D’altra parte, non si trascuri che Shulghi aveva avuto dei precursori proprio nel mondo sumerico, come Urukaghina, ultimo re della prima dinastia di Lagash, che, in forza della sua riforma, nel tentativo di guadagnare il consenso dei sudditi, aveva cercato di restituire ai templi ed ai loro sacerdoti le prerogative che, col tempo, erano divenute appannaggio dello Stato “laico”. Pertanto, l’iniziativa dei sovrani di Ur ricava precedenti in questa cultura propriamente sumerica, che concepisce il mondo come paese organizzato dagli stessi dei, ove non altro deve regnare che l’ordine. 

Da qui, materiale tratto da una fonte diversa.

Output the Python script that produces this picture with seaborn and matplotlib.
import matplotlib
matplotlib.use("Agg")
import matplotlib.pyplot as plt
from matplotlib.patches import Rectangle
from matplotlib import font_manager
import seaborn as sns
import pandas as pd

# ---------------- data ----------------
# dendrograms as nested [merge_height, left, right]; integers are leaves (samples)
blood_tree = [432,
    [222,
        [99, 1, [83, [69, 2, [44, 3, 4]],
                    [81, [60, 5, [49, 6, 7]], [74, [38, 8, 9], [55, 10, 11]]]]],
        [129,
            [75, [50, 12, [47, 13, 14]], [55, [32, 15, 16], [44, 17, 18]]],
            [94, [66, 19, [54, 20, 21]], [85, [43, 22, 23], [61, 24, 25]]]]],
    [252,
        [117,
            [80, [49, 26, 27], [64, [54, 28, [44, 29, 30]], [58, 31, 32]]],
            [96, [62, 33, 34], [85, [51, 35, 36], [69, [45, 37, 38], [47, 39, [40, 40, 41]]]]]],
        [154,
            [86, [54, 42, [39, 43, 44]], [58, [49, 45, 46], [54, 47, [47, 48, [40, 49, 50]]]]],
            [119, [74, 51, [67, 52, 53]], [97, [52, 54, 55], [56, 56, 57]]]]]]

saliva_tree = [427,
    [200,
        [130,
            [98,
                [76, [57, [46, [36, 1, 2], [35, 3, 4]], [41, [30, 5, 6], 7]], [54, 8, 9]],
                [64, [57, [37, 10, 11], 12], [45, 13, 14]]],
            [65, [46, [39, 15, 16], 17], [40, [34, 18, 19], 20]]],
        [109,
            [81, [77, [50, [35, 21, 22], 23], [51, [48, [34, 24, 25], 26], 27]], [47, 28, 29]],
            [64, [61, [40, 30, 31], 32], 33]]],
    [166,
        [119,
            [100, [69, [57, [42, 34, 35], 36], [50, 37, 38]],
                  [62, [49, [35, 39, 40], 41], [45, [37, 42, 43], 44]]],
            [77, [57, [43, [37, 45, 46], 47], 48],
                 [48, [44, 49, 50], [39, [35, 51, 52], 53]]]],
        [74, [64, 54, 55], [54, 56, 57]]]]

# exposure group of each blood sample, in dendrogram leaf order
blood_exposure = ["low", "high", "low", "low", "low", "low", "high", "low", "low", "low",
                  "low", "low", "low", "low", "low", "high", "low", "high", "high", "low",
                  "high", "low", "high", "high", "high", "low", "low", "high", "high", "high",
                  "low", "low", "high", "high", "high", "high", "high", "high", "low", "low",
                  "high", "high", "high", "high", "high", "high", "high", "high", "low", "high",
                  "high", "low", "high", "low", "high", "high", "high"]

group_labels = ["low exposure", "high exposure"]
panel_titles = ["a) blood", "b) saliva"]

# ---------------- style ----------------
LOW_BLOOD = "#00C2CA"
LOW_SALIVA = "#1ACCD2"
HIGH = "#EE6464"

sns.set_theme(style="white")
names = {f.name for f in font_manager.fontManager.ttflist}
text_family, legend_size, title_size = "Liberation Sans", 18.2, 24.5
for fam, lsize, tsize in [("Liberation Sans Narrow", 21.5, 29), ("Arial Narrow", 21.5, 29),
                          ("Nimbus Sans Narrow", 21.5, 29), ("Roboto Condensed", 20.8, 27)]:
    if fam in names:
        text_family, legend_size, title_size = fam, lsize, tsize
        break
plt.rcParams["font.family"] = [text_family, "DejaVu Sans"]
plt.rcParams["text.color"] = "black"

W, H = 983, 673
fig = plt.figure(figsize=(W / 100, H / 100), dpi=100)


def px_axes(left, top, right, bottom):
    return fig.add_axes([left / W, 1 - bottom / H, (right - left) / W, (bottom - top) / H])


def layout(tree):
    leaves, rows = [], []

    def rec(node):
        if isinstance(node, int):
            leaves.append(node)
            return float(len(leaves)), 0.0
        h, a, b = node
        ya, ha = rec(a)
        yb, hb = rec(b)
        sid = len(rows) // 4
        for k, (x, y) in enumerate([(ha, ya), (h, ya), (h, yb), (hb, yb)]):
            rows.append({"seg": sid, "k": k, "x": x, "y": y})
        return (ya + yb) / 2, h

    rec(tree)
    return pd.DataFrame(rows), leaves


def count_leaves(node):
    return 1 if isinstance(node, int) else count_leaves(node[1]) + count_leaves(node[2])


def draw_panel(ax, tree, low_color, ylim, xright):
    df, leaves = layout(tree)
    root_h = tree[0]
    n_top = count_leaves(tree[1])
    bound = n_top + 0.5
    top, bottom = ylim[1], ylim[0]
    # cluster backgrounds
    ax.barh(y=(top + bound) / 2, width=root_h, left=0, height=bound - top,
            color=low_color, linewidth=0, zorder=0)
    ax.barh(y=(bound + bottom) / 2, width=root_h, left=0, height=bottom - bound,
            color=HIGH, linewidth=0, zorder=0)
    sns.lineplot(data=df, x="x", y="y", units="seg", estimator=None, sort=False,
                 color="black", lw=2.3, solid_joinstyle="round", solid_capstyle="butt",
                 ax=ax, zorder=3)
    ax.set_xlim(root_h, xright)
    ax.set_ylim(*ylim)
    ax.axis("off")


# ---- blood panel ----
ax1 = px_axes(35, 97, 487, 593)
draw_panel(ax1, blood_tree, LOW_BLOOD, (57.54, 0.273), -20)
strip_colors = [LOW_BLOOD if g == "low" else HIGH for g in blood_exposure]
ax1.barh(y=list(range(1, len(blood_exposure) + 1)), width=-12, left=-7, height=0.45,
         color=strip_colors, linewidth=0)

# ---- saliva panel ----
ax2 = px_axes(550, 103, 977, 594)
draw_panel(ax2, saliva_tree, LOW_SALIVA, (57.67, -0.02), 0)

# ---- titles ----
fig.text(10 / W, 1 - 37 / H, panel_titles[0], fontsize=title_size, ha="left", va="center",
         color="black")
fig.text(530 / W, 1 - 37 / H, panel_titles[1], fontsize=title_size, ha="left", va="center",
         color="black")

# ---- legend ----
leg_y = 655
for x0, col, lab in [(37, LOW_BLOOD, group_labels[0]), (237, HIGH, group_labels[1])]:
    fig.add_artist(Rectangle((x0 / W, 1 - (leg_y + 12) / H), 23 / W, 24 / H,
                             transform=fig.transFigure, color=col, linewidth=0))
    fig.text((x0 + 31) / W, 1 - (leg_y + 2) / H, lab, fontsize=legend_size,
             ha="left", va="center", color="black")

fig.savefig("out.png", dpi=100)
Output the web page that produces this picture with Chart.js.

Preme, altresì, nominare quei popoli che hanno preceduto i Sumeri, rammentando il trattato internazionale fra Ebla e Assur. Malgrado concerna relazioni tra due Stati, nondimeno il compilatore del testo discute, in 19 paragrafi, punti di diritto commerciale, pubblico e privato, oltre che processuale e penale. Questo documento delinea un quadro sovranazionale e non campanilistico della società semitica fiorita intorno al 2500 a.C. Per vero, comparando gli articoli del codice di Hammurapi con quelli corrispondenti del trattato fra Ebla e Assur – come, ad es., quello della deflorazione di una vergine – non si può omettere di puntualizzare l’ampiezza di vedute della società di Ebla rispetto a quelle assira e babilonese dei periodi posteriori.

Ciò che si inferisce dal diritto di Ebla è un massimo rispetto della persona umana, quel rispetto della dignità di ciascun essere vivente, che – auspichiamo – rappresenti sempre il faro che illumina e guida il lavoro dei legislatori e giuristi dell’Europa Unita.